A
Tortura
Frei
Betto
escritor, é autor de “Batismo de Sangue”
(Casa Amarela), entre outros livros.
”Na
quinta-feira, três policiais acordaram-me à mesma hora do
dia anterior. De estômago vazio, fui para a sala de
interrogatórios. Um capitão, cercado por sua equipe, voltou
às mesmas perguntas: “Vai ter que falar senão só sai
morto daqui!”, gritou. Logo vi que isso não era apenas uma
ameaça, era quase uma certeza. Sentaram-me na cadeira-do-dragão,
com chapas metálicas e fios, descarregaram choques nas mãos,
nos pés, nos ouvidos e na cabeça. Dois fios foram amarrados
em minhas mãos, e um na orelha esquerda. A cada descarga, eu
estremecia todo, com se o organismo fosse se decompor. Da sessão
de choques passaram-me ao pau-de-arara. Mais choques, pauladas
no peito e nas pernas, que cada vez mais se curvavam para
aliviar a dor. Uma hora depois, com o corpo todo ferido e
sangrando, desmaiei. Fui desamarrado e reanimado.
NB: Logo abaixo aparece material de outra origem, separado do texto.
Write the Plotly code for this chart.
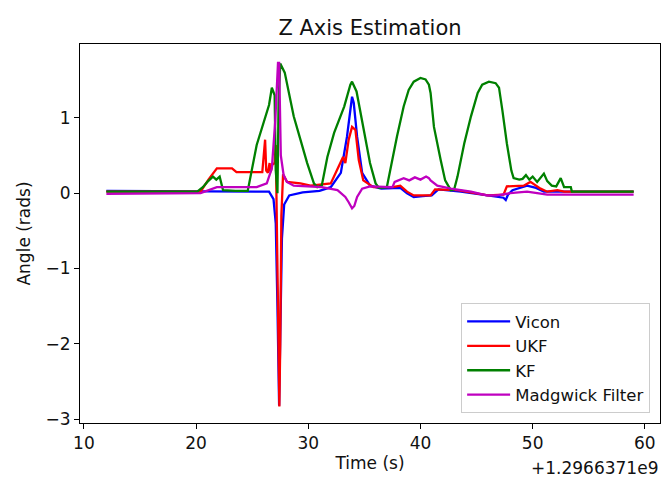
import plotly.graph_objects as go

# Timestamps are stored relative to this epoch offset (seconds)
TIME_OFFSET = 1.2966371e9

# Vicon ground truth
vicon_t = [12, 20, 24, 26.5, 26.9, 27.1, 27.25, 27.4, 27.5, 27.65, 27.85, 28.3, 29.5, 31,
           32.0, 32.9, 33.45, 33.75, 33.9, 34.05, 34.35, 34.8, 35.5, 36.5, 38.2, 38.8, 39.4,
           40.2, 41, 41.6, 43.6, 46, 47.4, 47.6, 47.8, 48.2, 49.5, 50.3, 51, 59]
vicon_z = [0.03, 0.03, 0.03, 0.02, -0.08, -0.4, -1.5, -2.82, -1.9, -0.6, -0.15, -0.03, 0.01, 0.03,
           0.08, 0.27, 0.75, 1.15, 1.28, 1.2, 0.75, 0.27, 0.1, 0.06, 0.07, 0.0, -0.05,
           -0.04, -0.03, 0.05, 0.02, -0.03, -0.06, -0.09, -0.02, 0.04, 0.1, 0.07, 0.02, 0.02]

# Unscented Kalman filter estimate
ukf_t = [12, 20.4, 21.1, 21.85, 23.2, 23.6, 25.9, 26.05, 26.15, 26.25, 26.4, 26.55, 26.65, 26.8,
         27.0, 27.1, 27.2, 27.35, 27.42, 27.5, 27.6, 27.75, 28.1, 29.3, 30.2, 32, 32.6, 33.1,
         33.3, 33.6, 33.9, 34.2, 34.5, 34.9, 35.8, 37.5, 38.2, 38.8, 39.4, 40.9, 41.3, 43.3,
         46, 47.4, 47.7, 49.2, 49.8, 50.7, 51.3, 52.2, 52.8, 59]
ukf_z = [0.02, 0.02, 0.18, 0.33, 0.33, 0.28, 0.28, 0.5, 0.71, 0.3, 0.27, 0.4, 0.28, 0.38,
         0.4, 0.64, -0.5, -2.3, -2.83, -2.0, -0.3, 0.25, 0.15, 0.13, 0.1, 0.13, 0.31, 0.48,
         0.4, 0.71, 0.88, 0.84, 0.44, 0.17, 0.08, 0.08, 0.1, 0.02, -0.03, -0.03, 0.05, 0.04,
         -0.03, -0.02, 0.09, 0.1, 0.15, 0.06, 0.02, 0.04, 0.02, 0.02]

# Linear Kalman filter estimate
kf_t = [12, 20.1, 20.6, 21.0, 21.5, 21.8, 22.1, 22.4, 23.5, 24.6, 25.4, 26.2, 26.5, 26.75,
        27.0, 27.1, 27.25, 27.35, 27.5, 27.9, 28.1, 28.7, 29.3, 29.9, 30.5, 30.8, 31.2, 31.7,
        32.3, 33.2, 33.75, 33.9, 34.3, 34.9, 35.5, 36.0, 36.3, 37.0, 37.3, 37.9, 38.5, 38.95,
        39.4, 40.0, 40.45, 40.75, 40.9, 41.2, 41.8, 42.2, 42.7, 43.0, 43.3, 43.9, 44.5, 45.1,
        45.5, 46.1, 46.7, 47.0, 47.3, 47.7, 48.1, 48.3, 48.8, 49.1, 49.4, 49.7, 50.0, 50.4,
        51.0, 51.3, 51.7, 52.1, 52.5, 52.8, 53.4, 53.5, 59]
kf_z = [0.02, 0.02, 0.08, 0.15, 0.22, 0.18, 0.22, 0.04, 0.03, 0.03, 0.64, 1.04, 1.17, 1.4,
        1.3, 0.3, 0.0, 1.2, 1.72, 1.6, 1.46, 1.02, 0.71, 0.4, 0.13, 0.08, 0.1, 0.48,
        0.8, 1.15, 1.44, 1.48, 1.35, 0.85, 0.4, 0.13, 0.07, 0.08, 0.31, 0.75, 1.15, 1.37,
        1.48, 1.53, 1.51, 1.44, 1.33, 0.88, 0.44, 0.17, 0.04, 0.05, 0.22, 0.66, 1.02, 1.33,
        1.44, 1.48, 1.46, 1.4, 1.1, 0.66, 0.3, 0.2, 0.18, 0.19, 0.24, 0.18, 0.22, 0.15,
        0.26, 0.16, 0.1, 0.09, 0.2, 0.08, 0.08, 0.02, 0.02]

# Madgwick orientation filter estimate
madg_t = [12, 20.4, 21.85, 25.4, 26.3, 26.75, 27.05, 27.3, 27.4, 27.55, 27.8, 28.1, 28.7, 31.2,
          32.6, 33.3, 33.6, 33.9, 34.1, 34.35, 34.8, 35.5, 37.5, 37.7, 38.5, 39.0, 39.5, 40.0,
          40.5, 40.75, 40.9, 41.5, 42.7, 44.5, 45.9, 46.8, 48.0, 49.5, 50.4, 51.3, 59]
madg_z = [-0.01, 0.0, 0.08, 0.08, 0.13, 0.33, 0.95, 1.73, 1.73, 0.5, 0.24, 0.15, 0.1, 0.08,
          0.04, -0.05, -0.12, -0.2, -0.17, -0.05, 0.06, 0.09, 0.08, 0.15, 0.2, 0.17, 0.21, 0.18,
          0.22, 0.2, 0.17, 0.1, 0.06, 0.02, -0.03, -0.03, 0.0, 0.02, 0.0, -0.02, -0.02]

series = [
    ("Vicon", vicon_t, vicon_z, "#0000ff"),
    ("UKF", ukf_t, ukf_z, "#ff0000"),
    ("KF", kf_t, kf_z, "#008000"),
    ("Madgwick Filter", madg_t, madg_z, "#bf00bf"),
]

FONT = "DejaVu Sans, Verdana, sans-serif"
TXT = "#111111"
FS = 17

fig = go.Figure()
for name, t, z, color in series:
    fig.add_trace(go.Scatter(
        x=t, y=z, mode="lines", name=name,
        line=dict(color=color, width=2.3),
    ))

axis_common = dict(
    showline=True, mirror=True, linecolor="black", linewidth=1,
    ticks="outside", ticklen=5, tickwidth=1, tickcolor="black",
    showgrid=False, zeroline=False, automargin=False,
    tickfont=dict(family=FONT, size=FS, color=TXT),
)

fig.update_layout(
    width=670, height=477,
    margin=dict(l=80, r=10, t=44, b=54),
    paper_bgcolor="white", plot_bgcolor="white",
    font=dict(family=FONT, size=FS, color=TXT),
    title=dict(text="Z Axis Estimation", x=0.5, xref="paper", xanchor="center",
               y=1 - 28 / 477, yanchor="middle",
               font=dict(family=FONT, size=21, color=TXT)),
    xaxis=dict(range=[9.65, 61.35], tickvals=[10, 20, 30, 40, 50, 60],
               title=dict(text="Time (s)", standoff=4,
                          font=dict(family=FONT, size=FS, color=TXT)),
               **axis_common),
    yaxis=dict(range=[-3.05, 1.98], tickvals=[-3, -2, -1, 0, 1],
               title=dict(text="Angle (rads)", standoff=10,
                          font=dict(family=FONT, size=FS, color=TXT)),
               **axis_common),
    legend=dict(x=0.983, y=0.026, xanchor="right", yanchor="bottom",
                bgcolor="rgba(255,255,255,0.8)", bordercolor="#cccccc", borderwidth=1,
                font=dict(family=FONT, size=16.5, color=TXT), itemwidth=43),
    showlegend=True,
)

# Epoch offset shown beneath the right end of the time axis
fig.add_annotation(text="+1.2966371e9", xref="paper", yref="paper",
                   x=1.0, y=0, xanchor="right", yanchor="top", yshift=-33,
                   showarrow=False, font=dict(family=FONT, size=FS, color=TXT))

fig.write_html("out.html")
Conduziram-me a outra sala, dizendo que passariam a descarga
elétrica para 220 volts, a fim de que eu falasse “antes de
morrer”. Não chegaram a fazê-lo. Voltaram às perguntas,
bateram em minhas mãos com palmatórias. As mãos ficaram
roxas e inchadas, a ponto de não poder fechá-las. Novas
pauladas. Era impossível saber qual parte do corpo doía
mais; tudo parecia massacrado. Mesmo que quisesse, não
poderia responder às perguntas: o raciocínio não se
ordenava mais, restava apenas o desejo de perder novamente os
sentidos. Isso durou até as dez da manhã, quando chegou o
capitão Albernaz” (Batismo de Sangue, ed. Casa Amarela, p.
260).
O
trecho acima é uma amostra do relato de torturas sofridas por
Frei Tito de Alencar Lima, em 1969, nas dependências do
Doi-Codi de São Paulo, onde mais tarde Vladimir Herzog e
Manoel Fiel Filho seriam “suicidados”. Enlouquecido pelas
agressões, o frade dominicano veio a falecer em 1974.
”A
tortura deixou de existir para sempre”, escreveu Victor Hugo
em 1874. Infelizmente o autor de Les Misérables equivocou-se.
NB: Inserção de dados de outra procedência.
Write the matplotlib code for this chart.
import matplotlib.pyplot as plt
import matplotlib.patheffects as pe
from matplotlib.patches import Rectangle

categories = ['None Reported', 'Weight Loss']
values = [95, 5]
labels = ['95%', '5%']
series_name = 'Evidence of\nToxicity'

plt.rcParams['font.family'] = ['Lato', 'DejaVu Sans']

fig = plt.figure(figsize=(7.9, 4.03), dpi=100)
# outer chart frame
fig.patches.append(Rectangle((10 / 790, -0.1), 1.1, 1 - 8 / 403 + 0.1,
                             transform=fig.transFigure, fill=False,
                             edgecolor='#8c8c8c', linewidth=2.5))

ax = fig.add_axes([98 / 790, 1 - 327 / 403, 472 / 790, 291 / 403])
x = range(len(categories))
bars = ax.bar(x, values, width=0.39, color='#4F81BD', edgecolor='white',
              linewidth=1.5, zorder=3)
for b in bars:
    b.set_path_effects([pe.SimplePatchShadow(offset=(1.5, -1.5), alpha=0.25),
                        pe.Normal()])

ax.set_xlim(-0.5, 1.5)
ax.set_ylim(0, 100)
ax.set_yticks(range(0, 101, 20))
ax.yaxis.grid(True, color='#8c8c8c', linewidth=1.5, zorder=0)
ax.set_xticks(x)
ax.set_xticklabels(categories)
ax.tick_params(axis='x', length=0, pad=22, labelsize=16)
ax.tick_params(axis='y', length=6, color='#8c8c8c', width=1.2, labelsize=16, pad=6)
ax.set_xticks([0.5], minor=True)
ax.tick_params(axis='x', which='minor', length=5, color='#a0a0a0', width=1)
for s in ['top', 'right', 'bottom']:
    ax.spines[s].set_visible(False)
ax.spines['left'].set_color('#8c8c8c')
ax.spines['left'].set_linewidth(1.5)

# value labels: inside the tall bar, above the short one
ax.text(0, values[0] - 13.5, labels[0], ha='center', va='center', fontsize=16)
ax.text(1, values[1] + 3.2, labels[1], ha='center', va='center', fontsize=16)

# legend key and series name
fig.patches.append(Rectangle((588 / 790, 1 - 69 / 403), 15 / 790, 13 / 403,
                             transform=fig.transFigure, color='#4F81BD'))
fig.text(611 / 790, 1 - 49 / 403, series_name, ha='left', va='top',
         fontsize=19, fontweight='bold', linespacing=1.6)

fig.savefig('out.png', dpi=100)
Nem a tortura nem os que ousam tentar justificá-la
desapareceram. Segundo a Anistia Internacional, a tortura é
aplicada ou tolerada por governos de pelo menos 60 países,
entre os quais o Brasil.
Hélio
Pellegrino frisou que “a tortura busca, à custa do
sofrimento corporal insuportável, introduzir uma cunha que
leve à cisão entre o corpo e a mente. E, mais do que isto:
ela procura, a todo preço, semear a discórdia e a guerra
entre o corpo e a mente. (Š) O projeto da tortura implica uma
negação total e totalitária da pessoa, enquanto ser
encarnado. O centro da pessoa é a liberdade. Na tortura, o
discurso que o torturador busca extrair do torturado é a negação
absoluta e radical de sua condição de sujeito livre”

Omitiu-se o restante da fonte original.